Scandale révélé en 2010
Consommé pendant plus de 30 ans par cinq millions de personnes en France, le Mediator, un antidiabétique largement détourné comme coupe-faim, a été retiré du marché en novembre 2009. Il pourrait être responsable sur le long terme de 500 à 2 100 décès, selon différentes études.

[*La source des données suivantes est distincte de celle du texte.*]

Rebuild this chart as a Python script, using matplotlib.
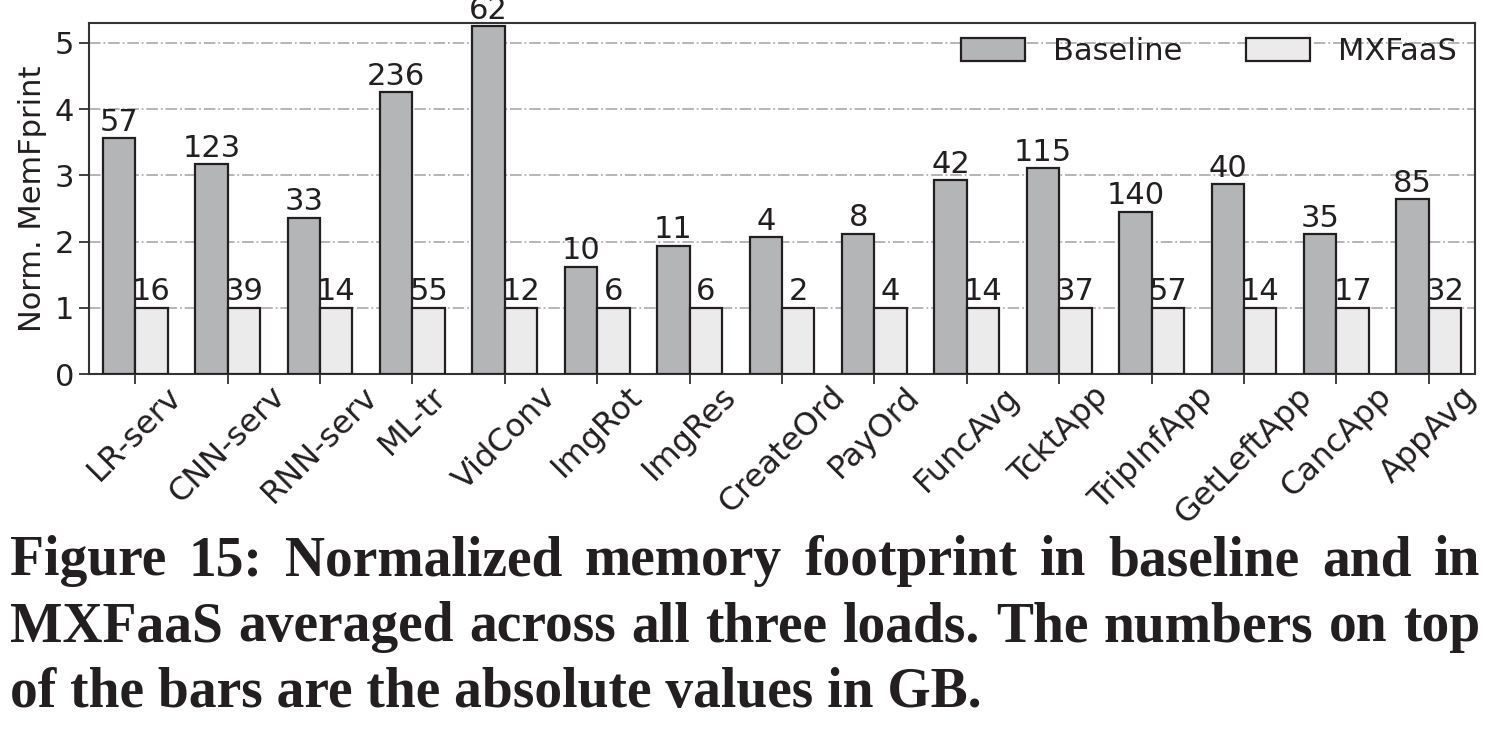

C'est en 2010 que le scandale a été révélé par la pneumologue Irène Frachon. Selon elle, les répliques du séisme Mediator se ressentent encore aujourd'hui : "l'affaire a été un des marqueurs de la rupture de confiance, elle a créé un climat de défiance. Cela a engendré une très grande confusion : les gens ne savent plus à qui se fier, on le voit pendant la pandémie", exprime la lanceuse d'alerte.
10 millions d'euros d'amende requis
Pendant les huit mois d'audience, le tribunal a tenté de comprendre comment ce médicament avait pu rester commercialisé trente-trois ans malgré les alertes sur sa dangerosité dès les années 90.
Sur le banc des prévenus, les laboratoires Servier, deuxième groupe pharmaceutique français, étaient poursuivis pour "tromperie aggravée", "escroquerie" et "homicides et blessures involontaires". Mais aussi l'Agence de sécurité du médicament (ANSM) pour "homicides et blessures involontaires" par négligence. L'agence du médicament est aussi reconnue coupale d'avoir failli dans son rôle de police sanitaire et de gendarme du médicament. L'ANSM est condamnée à 303 000 euros d'amende dont 225 000 euros pour "homicides et blessures involontaires par négligence, et des peines d'amende de 78 000 euros.
10 millions d’euros d’amende ont été requis contre six sociétés du groupe Servier. Cinq ans de prison dont trois ferme et 200 000 euros d’amende avaient également été requis contre Jean-Philippe Seta, l’ex-bras droit de Jacques Servier, le patron-fondateur du laboratoire, décédé en 2014.
Jean-Philippe Seta reconnu coupable des faits reprochés est condamné à 4 ans d'emprisonnement avec sursis et 90 600 euros d'amende. Le délibéré est en cours jusqu'à environ 13 h.
Les parties civiles, nombreuses sans la salle ont écouté dans un silence de cathédrale le jugement rendu pendant plus de deux heures trente.
Résumé des différentes décisions de justice
31 juil 2015 : la cour administrative d'appel de Paris confirme la responsabilité de l'Etat envers une victime, après le tribunal administratif en 2014, car le retrait aurait dû intervenir "au plus tard" en 1999.
22 oct 2015 : saisi par deux malades, le tribunal de grande instance de Nanterre reconnaît pour la première fois la responsabilité civile des laboratoires Servier qui ne pouvaient "ignorer les risques". Le jugement est confirmé le 14 avril 2016.
25 avr 2016 : fin de l'enquête des juges d'instruction.
27 oct 2016 : la cour d'appel de Versailles déboute une cinquantaine de personnes qui, sans être malades, invoquaient leur préjudice d'anxiété. Douze avaient obtenu des indemnités en première instance début 2016.
9 nov 2016 : la faute de l'Etat commence à la mi-1999, juge le Conseil d'Etat, mais il n'a pas à indemniser les victimes, car les fautes de Servier l'exonèrent.
24 mai 2017 : le parquet de Paris demande le renvoi devant le tribunal correctionnel des laboratoires Servier et de l'Agence du médicament dans le volet principal du scandale du Mediator.
Par ailleurs, l’accusation a également demandé une amende de 200 000 euros à l’encontre de l’Agence nationale de sécurité.